PROBLEM STATEMENT - Write the records out again exactly, leaving no images in.

DATA LINES -
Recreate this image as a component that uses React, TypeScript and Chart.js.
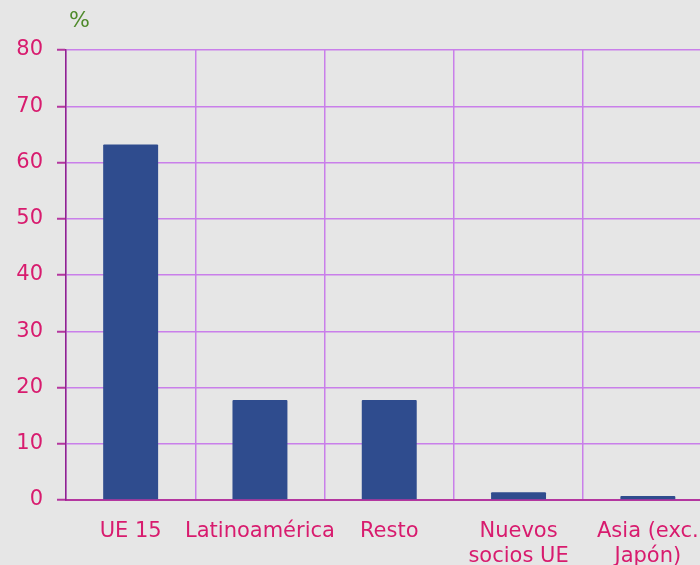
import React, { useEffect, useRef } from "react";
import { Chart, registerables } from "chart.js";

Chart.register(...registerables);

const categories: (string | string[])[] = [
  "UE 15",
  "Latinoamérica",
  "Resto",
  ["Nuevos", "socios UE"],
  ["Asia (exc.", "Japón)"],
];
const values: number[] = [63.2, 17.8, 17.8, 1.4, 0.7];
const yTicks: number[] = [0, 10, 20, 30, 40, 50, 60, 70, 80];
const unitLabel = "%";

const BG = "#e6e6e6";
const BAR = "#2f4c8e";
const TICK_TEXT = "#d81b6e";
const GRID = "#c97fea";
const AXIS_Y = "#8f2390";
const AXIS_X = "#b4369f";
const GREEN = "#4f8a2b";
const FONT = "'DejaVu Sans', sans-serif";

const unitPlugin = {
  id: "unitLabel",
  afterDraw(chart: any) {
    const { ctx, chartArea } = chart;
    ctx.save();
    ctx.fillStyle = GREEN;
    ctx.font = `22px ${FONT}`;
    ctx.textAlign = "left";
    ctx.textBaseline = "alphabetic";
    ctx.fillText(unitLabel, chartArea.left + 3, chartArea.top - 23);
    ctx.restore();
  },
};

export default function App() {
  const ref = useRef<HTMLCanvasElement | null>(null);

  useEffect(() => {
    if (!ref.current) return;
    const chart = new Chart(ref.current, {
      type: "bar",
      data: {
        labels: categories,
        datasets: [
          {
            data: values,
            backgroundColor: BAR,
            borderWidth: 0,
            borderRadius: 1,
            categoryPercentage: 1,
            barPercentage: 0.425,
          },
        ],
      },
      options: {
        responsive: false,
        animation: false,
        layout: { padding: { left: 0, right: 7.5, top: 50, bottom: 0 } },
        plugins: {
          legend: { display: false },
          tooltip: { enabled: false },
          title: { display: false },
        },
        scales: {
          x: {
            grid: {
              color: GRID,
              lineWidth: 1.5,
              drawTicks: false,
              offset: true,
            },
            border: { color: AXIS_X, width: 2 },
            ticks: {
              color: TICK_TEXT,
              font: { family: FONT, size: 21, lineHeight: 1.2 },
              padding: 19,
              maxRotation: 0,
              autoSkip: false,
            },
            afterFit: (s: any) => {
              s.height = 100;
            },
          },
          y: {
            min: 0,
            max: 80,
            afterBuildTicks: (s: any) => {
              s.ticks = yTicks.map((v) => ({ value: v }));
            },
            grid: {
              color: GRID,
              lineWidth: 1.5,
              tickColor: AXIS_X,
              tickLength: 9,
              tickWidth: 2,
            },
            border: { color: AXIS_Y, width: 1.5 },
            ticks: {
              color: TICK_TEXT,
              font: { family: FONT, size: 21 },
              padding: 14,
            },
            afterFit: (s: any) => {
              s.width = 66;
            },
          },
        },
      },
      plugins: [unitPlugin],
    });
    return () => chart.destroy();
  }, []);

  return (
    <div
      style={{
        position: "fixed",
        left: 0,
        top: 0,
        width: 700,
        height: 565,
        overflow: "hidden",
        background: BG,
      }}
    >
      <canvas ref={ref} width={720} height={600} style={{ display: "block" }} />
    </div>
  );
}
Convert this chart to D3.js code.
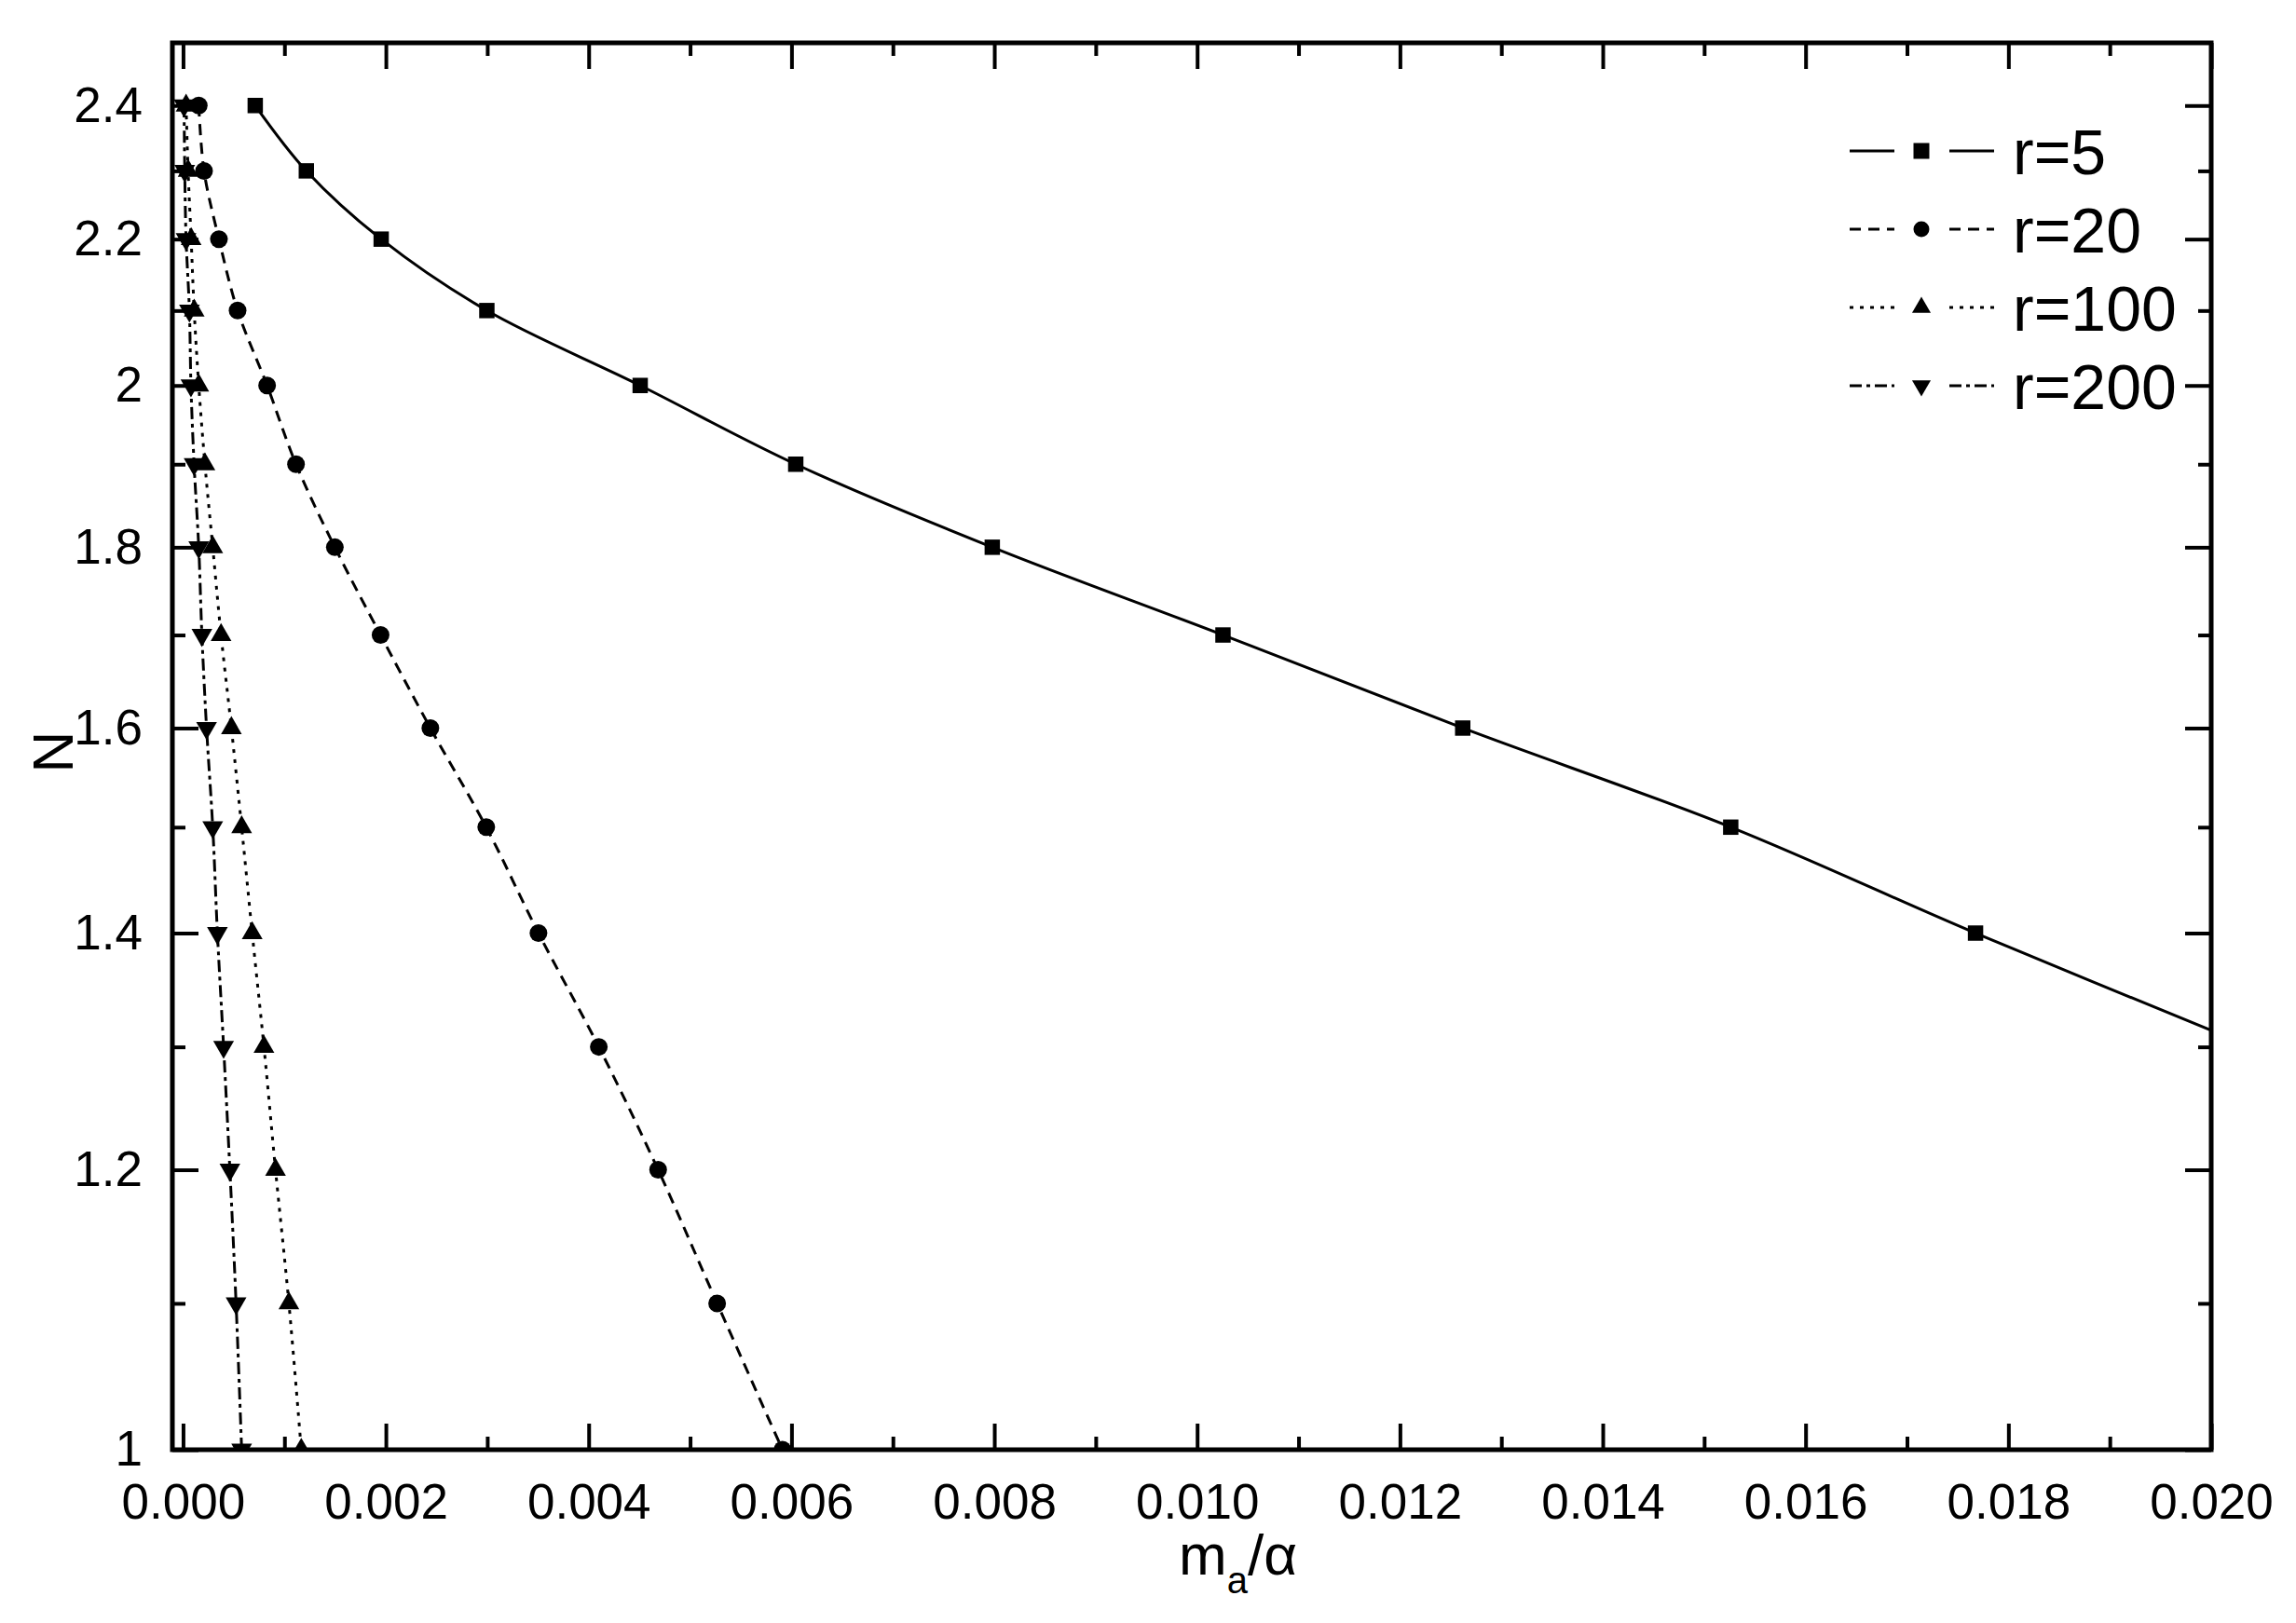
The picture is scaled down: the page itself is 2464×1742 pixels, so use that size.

CORRECT ANSWER -
Recreate this image as a component that uses React, TypeScript and Chart.js.
import React, { useEffect, useRef } from "react";
import { Chart, registerables } from "chart.js";

Chart.register(...registerables);

const categories: (string | string[])[] = [
  "UE 15",
  "Latinoamérica",
  "Resto",
  ["Nuevos", "socios UE"],
  ["Asia (exc.", "Japón)"],
];
const values: number[] = [63.2, 17.8, 17.8, 1.4, 0.7];
const yTicks: number[] = [0, 10, 20, 30, 40, 50, 60, 70, 80];
const unitLabel = "%";

const BG = "#e6e6e6";
const BAR = "#2f4c8e";
const TICK_TEXT = "#d81b6e";
const GRID = "#c97fea";
const AXIS_Y = "#8f2390";
const AXIS_X = "#b4369f";
const GREEN = "#4f8a2b";
const FONT = "'DejaVu Sans', sans-serif";

const unitPlugin = {
  id: "unitLabel",
  afterDraw(chart: any) {
    const { ctx, chartArea } = chart;
    ctx.save();
    ctx.fillStyle = GREEN;
    ctx.font = `22px ${FONT}`;
    ctx.textAlign = "left";
    ctx.textBaseline = "alphabetic";
    ctx.fillText(unitLabel, chartArea.left + 3, chartArea.top - 23);
    ctx.restore();
  },
};

export default function App() {
  const ref = useRef<HTMLCanvasElement | null>(null);

  useEffect(() => {
    if (!ref.current) return;
    const chart = new Chart(ref.current, {
      type: "bar",
      data: {
        labels: categories,
        datasets: [
          {
            data: values,
            backgroundColor: BAR,
            borderWidth: 0,
            borderRadius: 1,
            categoryPercentage: 1,
            barPercentage: 0.425,
          },
        ],
      },
      options: {
        responsive: false,
        animation: false,
        layout: { padding: { left: 0, right: 7.5, top: 50, bottom: 0 } },
        plugins: {
          legend: { display: false },
          tooltip: { enabled: false },
          title: { display: false },
        },
        scales: {
          x: {
            grid: {
              color: GRID,
              lineWidth: 1.5,
              drawTicks: false,
              offset: true,
            },
            border: { color: AXIS_X, width: 2 },
            ticks: {
              color: TICK_TEXT,
              font: { family: FONT, size: 21, lineHeight: 1.2 },
              padding: 19,
              maxRotation: 0,
              autoSkip: false,
            },
            afterFit: (s: any) => {
              s.height = 100;
            },
          },
          y: {
            min: 0,
            max: 80,
            afterBuildTicks: (s: any) => {
              s.ticks = yTicks.map((v) => ({ value: v }));
            },
            grid: {
              color: GRID,
              lineWidth: 1.5,
              tickColor: AXIS_X,
              tickLength: 9,
              tickWidth: 2,
            },
            border: { color: AXIS_Y, width: 1.5 },
            ticks: {
              color: TICK_TEXT,
              font: { family: FONT, size: 21 },
              padding: 14,
            },
            afterFit: (s: any) => {
              s.width = 66;
            },
          },
        },
      },
      plugins: [unitPlugin],
    });
    return () => chart.destroy();
  }, []);

  return (
    <div
      style={{
        position: "fixed",
        left: 0,
        top: 0,
        width: 700,
        height: 565,
        overflow: "hidden",
        background: BG,
      }}
    >
      <canvas ref={ref} width={720} height={600} style={{ display: "block" }} />
    </div>
  );
}
Convert this chart to D3.js code.
The picture is scaled down: the page itself is 2464×1742 pixels, so use that size.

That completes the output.